THE TASK. Below is a listing; write it out exactly and drop any images from it.

PROVIDED RECORDS.

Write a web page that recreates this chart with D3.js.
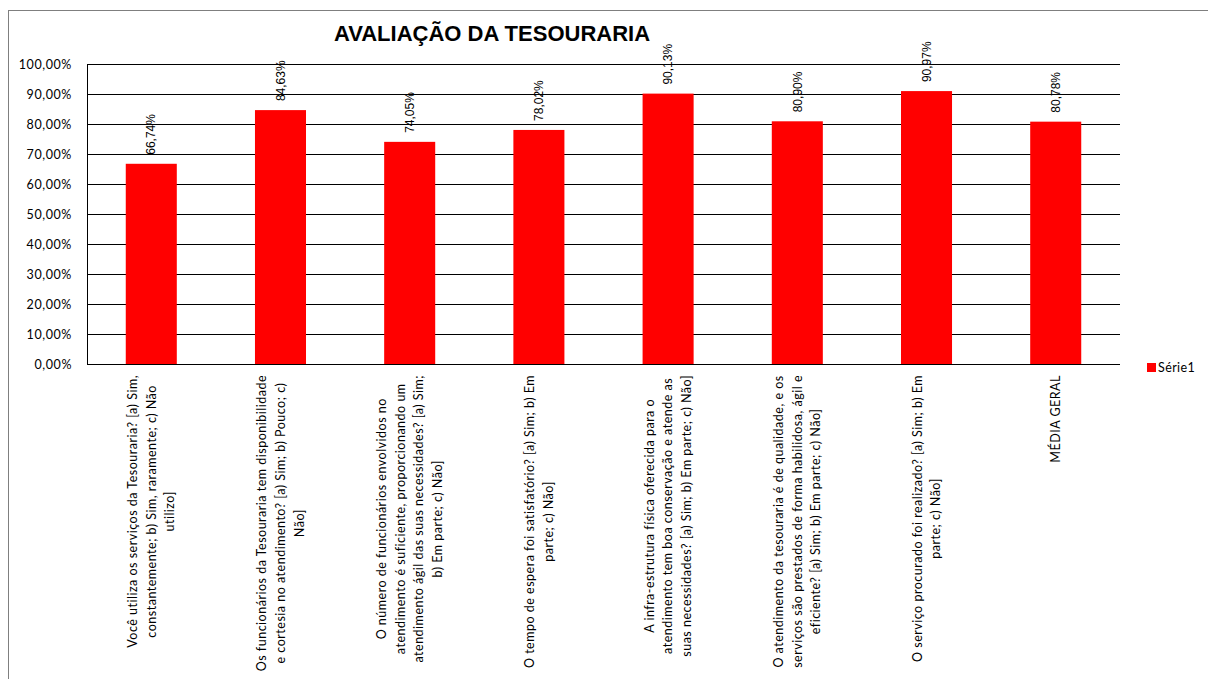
<!DOCTYPE html>
<html>
<head>
<meta charset="utf-8">
<script src="https://cdn.jsdelivr.net/npm/d3@7"></script>
<style>
  body { margin: 0; background: #fff; }
  svg { display: block; }
</style>
</head>
<body>
<svg id="drawing_region"></svg>
<script>
// data
const categories = [
    ["Você utiliza os serviços da Tesouraria? [a) Sim,", "constantemente; b) Sim, raramente; c) Não", "utilizo]"],
    ["Os funcionários da Tesouraria tem disponibilidade", "e cortesia no atendimento? [a) Sim; b) Pouco; c)", "Não]"],
    ["O número de funcionários envolvidos no", "atendimento é suficiente, proporcionando um", "atendimento ágil das suas necessidades? [a) Sim;", "b) Em parte; c) Não]"],
    ["O tempo de espera foi satisfatório? [a) Sim; b) Em", "parte; c) Não]"],
    ["A infra-estrutura física oferecida para o", "atendimento tem boa conservação e atende as", "suas necessidades? [a) Sim; b) Em parte; c) Não]"],
    ["O atendimento da tesouraria é de qualidade, e os", "serviços são prestados de forma habilidosa, ágil e", "eficiente? [a) Sim; b) Em parte; c) Não]"],
    ["O serviço procurado foi realizado? [a) Sim; b) Em", "parte; c) Não]"],
    ["MÉDIA GERAL"]
];
const values = [66.74, 84.63, 74.05, 78.02, 90.13, 80.90, 90.97, 80.78];
const yTicks = [0, 10, 20, 30, 40, 50, 60, 70, 80, 90, 100];
const seriesName = "Série1";
const chartTitle = "AVALIAÇÃO DA TESOURARIA";

const data = values.map((v, i) => ({ label: categories[i], value: v }));

class BarChart {

    constructor(config, data) {
        this.config = {
            parent: config.parent,
            width: config.width || 1208,
            height: config.height || 679,
            margin: config.margin || {top: 64, right: 88, bottom: 315, left: 87}
        };
        this.data = data;
        this.init();
    }

    init() {
        let self = this;

        self.svg = d3.select(self.config.parent)
            .attr('width', self.config.width)
            .attr('height', self.config.height);

        self.inner_width = self.config.width - self.config.margin.left - self.config.margin.right;
        self.inner_height = self.config.height - self.config.margin.top - self.config.margin.bottom;

        self.chart = self.svg.append('g')
            .attr('transform', `translate(${self.config.margin.left}, ${self.config.margin.top})`);

        self.xscale = d3.scaleBand()
            .domain(d3.range(self.data.length))
            .range([0, self.inner_width])
            .paddingInner(0.605)
            .paddingOuter(0.3);

        self.yscale = d3.scaleLinear()
            .domain([0, 100])
            .range([self.inner_height, 0]);

        self.fmt = v => d3.format('.2f')(v).replace('.', ',') + '%';
    }

    render() {
        let self = this;

        // outer frame
        self.svg.append('rect')
            .attr('x', 8.5).attr('y', 10.5)
            .attr('width', 1300).attr('height', 800)
            .attr('fill', 'none')
            .attr('stroke', '#7f7f7f');

        self.svg.append('text')
            .attr('x', 492).attr('y', 41)
            .attr('text-anchor', 'middle')
            .style('font-family', '"Liberation Sans", Arial, sans-serif')
            .style('font-weight', 'bold')
            .style('font-size', '22px')
            .text(chartTitle);

        // y axis with gridlines
        const yaxis = d3.axisLeft(self.yscale)
            .tickValues(yTicks)
            .tickSize(-self.inner_width)
            .tickPadding(15)
            .tickFormat(self.fmt);

        const yg = self.chart.append('g').call(yaxis);
        yg.select('.domain').remove();
        yg.selectAll('.tick line')
            .attr('stroke', '#000')
            .attr('shape-rendering', 'crispEdges');
        yg.selectAll('.tick text')
            .attr('fill', '#000')
            .style('font-family', 'Lato, sans-serif')
            .style('font-size', '12.5px')
            .style('letter-spacing', '0.6px');

        self.chart.append('line')
            .attr('x1', 0).attr('x2', 0)
            .attr('y1', 0).attr('y2', self.inner_height)
            .attr('stroke', '#000')
            .attr('shape-rendering', 'crispEdges');

        // bars
        self.chart.selectAll('rect.bar')
            .data(self.data)
            .enter()
            .append('rect')
            .attr('class', 'bar')
            .attr('x', (d, i) => self.xscale(i))
            .attr('y', d => self.yscale(d.value))
            .attr('width', self.xscale.bandwidth())
            .attr('height', d => self.inner_height - self.yscale(d.value))
            .attr('fill', '#ff0000');

        // value labels, rotated
        self.chart.selectAll('text.value')
            .data(self.data)
            .enter()
            .append('text')
            .attr('class', 'value')
            .attr('transform', (d, i) => `translate(${self.xscale(i) + self.xscale.bandwidth()/2}, ${self.yscale(d.value) - 9}) rotate(-90)`)
            .attr('dy', '0.35em')
            .style('font-family', '"Liberation Sans", Arial, sans-serif')
            .style('font-size', '12px')
            .text(d => self.fmt(d.value));

        // category labels, rotated, lines centred on the longest one
        const lineGap = 18.7;
        const labels = self.chart.selectAll('g.cat')
            .data(self.data)
            .enter()
            .append('g')
            .attr('class', 'cat');

        labels.each(function(d, i) {
            const g = d3.select(this);
            const n = d.label.length;
            const texts = g.selectAll('text')
                .data(d.label)
                .enter()
                .append('text')
                .attr('text-anchor', 'middle')
                .attr('dy', '0.35em')
                .style('font-family', 'Lato, sans-serif')
                .style('font-size', '12.5px')
                .style('letter-spacing', '0.5px')
                .text(t => t);
            let maxLen = 0;
            texts.each(function() { maxLen = Math.max(maxLen, this.getComputedTextLength()); });
            const cx = self.xscale(i) + self.xscale.bandwidth()/2;
            const cy = self.inner_height + 11 + maxLen/2;
            texts.attr('transform', (t, j) =>
                `translate(${cx + (j - (n - 1)/2) * lineGap}, ${cy}) rotate(-90)`);
        });

        // legend
        const lg = self.svg.append('g')
            .attr('transform', 'translate(1147, 363)');
        lg.append('rect')
            .attr('width', 9).attr('height', 9)
            .attr('fill', '#ff0000');
        lg.append('text')
            .attr('x', 11).attr('y', 4.5)
            .attr('dy', '0.35em')
            .style('font-family', 'Lato, sans-serif')
            .style('font-size', '12.5px')
            .style('letter-spacing', '0.4px')
            .text(seriesName);
    }
}

const barchart = new BarChart({ parent: '#drawing_region' }, data);
barchart.render();
</script>
</body>
</html>
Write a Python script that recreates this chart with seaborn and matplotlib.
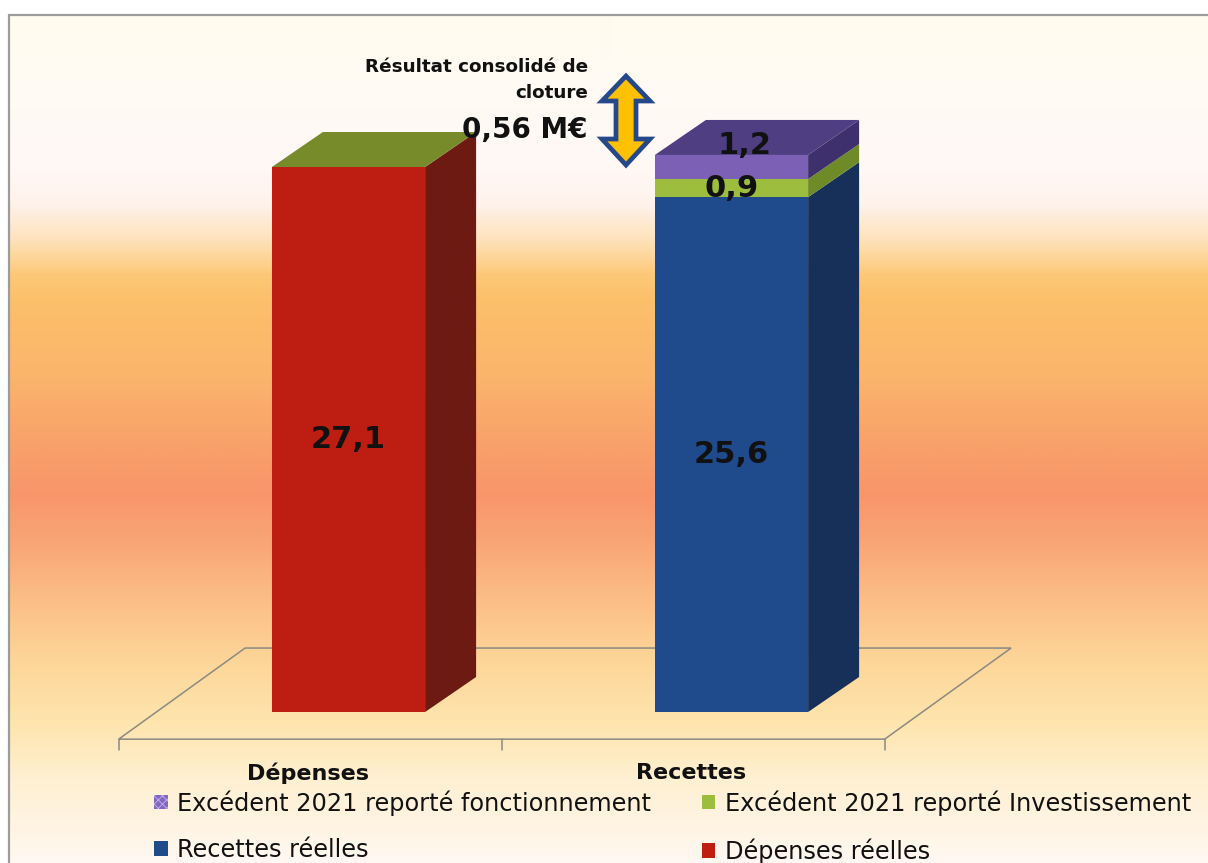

WRITTEN ANSWER.
Write a web page that recreates this chart with D3.js.
<!DOCTYPE html>
<html>
<head>
<meta charset="utf-8">
<script src="https://cdn.jsdelivr.net/npm/d3@7"></script>
<style>
  body { margin: 0; background: #fff; }
  svg { display: block; }
</style>
</head>
<body>
<svg id="drawing_region"></svg>
<script>
// data
const categories = [
    ["Você utiliza os serviços da Tesouraria? [a) Sim,", "constantemente; b) Sim, raramente; c) Não", "utilizo]"],
    ["Os funcionários da Tesouraria tem disponibilidade", "e cortesia no atendimento? [a) Sim; b) Pouco; c)", "Não]"],
    ["O número de funcionários envolvidos no", "atendimento é suficiente, proporcionando um", "atendimento ágil das suas necessidades? [a) Sim;", "b) Em parte; c) Não]"],
    ["O tempo de espera foi satisfatório? [a) Sim; b) Em", "parte; c) Não]"],
    ["A infra-estrutura física oferecida para o", "atendimento tem boa conservação e atende as", "suas necessidades? [a) Sim; b) Em parte; c) Não]"],
    ["O atendimento da tesouraria é de qualidade, e os", "serviços são prestados de forma habilidosa, ágil e", "eficiente? [a) Sim; b) Em parte; c) Não]"],
    ["O serviço procurado foi realizado? [a) Sim; b) Em", "parte; c) Não]"],
    ["MÉDIA GERAL"]
];
const values = [66.74, 84.63, 74.05, 78.02, 90.13, 80.90, 90.97, 80.78];
const yTicks = [0, 10, 20, 30, 40, 50, 60, 70, 80, 90, 100];
const seriesName = "Série1";
const chartTitle = "AVALIAÇÃO DA TESOURARIA";

const data = values.map((v, i) => ({ label: categories[i], value: v }));

class BarChart {

    constructor(config, data) {
        this.config = {
            parent: config.parent,
            width: config.width || 1208,
            height: config.height || 679,
            margin: config.margin || {top: 64, right: 88, bottom: 315, left: 87}
        };
        this.data = data;
        this.init();
    }

    init() {
        let self = this;

        self.svg = d3.select(self.config.parent)
            .attr('width', self.config.width)
            .attr('height', self.config.height);

        self.inner_width = self.config.width - self.config.margin.left - self.config.margin.right;
        self.inner_height = self.config.height - self.config.margin.top - self.config.margin.bottom;

        self.chart = self.svg.append('g')
            .attr('transform', `translate(${self.config.margin.left}, ${self.config.margin.top})`);

        self.xscale = d3.scaleBand()
            .domain(d3.range(self.data.length))
            .range([0, self.inner_width])
            .paddingInner(0.605)
            .paddingOuter(0.3);

        self.yscale = d3.scaleLinear()
            .domain([0, 100])
            .range([self.inner_height, 0]);

        self.fmt = v => d3.format('.2f')(v).replace('.', ',') + '%';
    }

    render() {
        let self = this;

        // outer frame
        self.svg.append('rect')
            .attr('x', 8.5).attr('y', 10.5)
            .attr('width', 1300).attr('height', 800)
            .attr('fill', 'none')
            .attr('stroke', '#7f7f7f');

        self.svg.append('text')
            .attr('x', 492).attr('y', 41)
            .attr('text-anchor', 'middle')
            .style('font-family', '"Liberation Sans", Arial, sans-serif')
            .style('font-weight', 'bold')
            .style('font-size', '22px')
            .text(chartTitle);

        // y axis with gridlines
        const yaxis = d3.axisLeft(self.yscale)
            .tickValues(yTicks)
            .tickSize(-self.inner_width)
            .tickPadding(15)
            .tickFormat(self.fmt);

        const yg = self.chart.append('g').call(yaxis);
        yg.select('.domain').remove();
        yg.selectAll('.tick line')
            .attr('stroke', '#000')
            .attr('shape-rendering', 'crispEdges');
        yg.selectAll('.tick text')
            .attr('fill', '#000')
            .style('font-family', 'Lato, sans-serif')
            .style('font-size', '12.5px')
            .style('letter-spacing', '0.6px');

        self.chart.append('line')
            .attr('x1', 0).attr('x2', 0)
            .attr('y1', 0).attr('y2', self.inner_height)
            .attr('stroke', '#000')
            .attr('shape-rendering', 'crispEdges');

        // bars
        self.chart.selectAll('rect.bar')
            .data(self.data)
            .enter()
            .append('rect')
            .attr('class', 'bar')
            .attr('x', (d, i) => self.xscale(i))
            .attr('y', d => self.yscale(d.value))
            .attr('width', self.xscale.bandwidth())
            .attr('height', d => self.inner_height - self.yscale(d.value))
            .attr('fill', '#ff0000');

        // value labels, rotated
        self.chart.selectAll('text.value')
            .data(self.data)
            .enter()
            .append('text')
            .attr('class', 'value')
            .attr('transform', (d, i) => `translate(${self.xscale(i) + self.xscale.bandwidth()/2}, ${self.yscale(d.value) - 9}) rotate(-90)`)
            .attr('dy', '0.35em')
            .style('font-family', '"Liberation Sans", Arial, sans-serif')
            .style('font-size', '12px')
            .text(d => self.fmt(d.value));

        // category labels, rotated, lines centred on the longest one
        const lineGap = 18.7;
        const labels = self.chart.selectAll('g.cat')
            .data(self.data)
            .enter()
            .append('g')
            .attr('class', 'cat');

        labels.each(function(d, i) {
            const g = d3.select(this);
            const n = d.label.length;
            const texts = g.selectAll('text')
                .data(d.label)
                .enter()
                .append('text')
                .attr('text-anchor', 'middle')
                .attr('dy', '0.35em')
                .style('font-family', 'Lato, sans-serif')
                .style('font-size', '12.5px')
                .style('letter-spacing', '0.5px')
                .text(t => t);
            let maxLen = 0;
            texts.each(function() { maxLen = Math.max(maxLen, this.getComputedTextLength()); });
            const cx = self.xscale(i) + self.xscale.bandwidth()/2;
            const cy = self.inner_height + 11 + maxLen/2;
            texts.attr('transform', (t, j) =>
                `translate(${cx + (j - (n - 1)/2) * lineGap}, ${cy}) rotate(-90)`);
        });

        // legend
        const lg = self.svg.append('g')
            .attr('transform', 'translate(1147, 363)');
        lg.append('rect')
            .attr('width', 9).attr('height', 9)
            .attr('fill', '#ff0000');
        lg.append('text')
            .attr('x', 11).attr('y', 4.5)
            .attr('dy', '0.35em')
            .style('font-family', 'Lato, sans-serif')
            .style('font-size', '12.5px')
            .style('letter-spacing', '0.4px')
            .text(seriesName);
    }
}

const barchart = new BarChart({ parent: '#drawing_region' }, data);
barchart.render();
</script>
</body>
</html>
Write a Python script that recreates this chart with seaborn and matplotlib.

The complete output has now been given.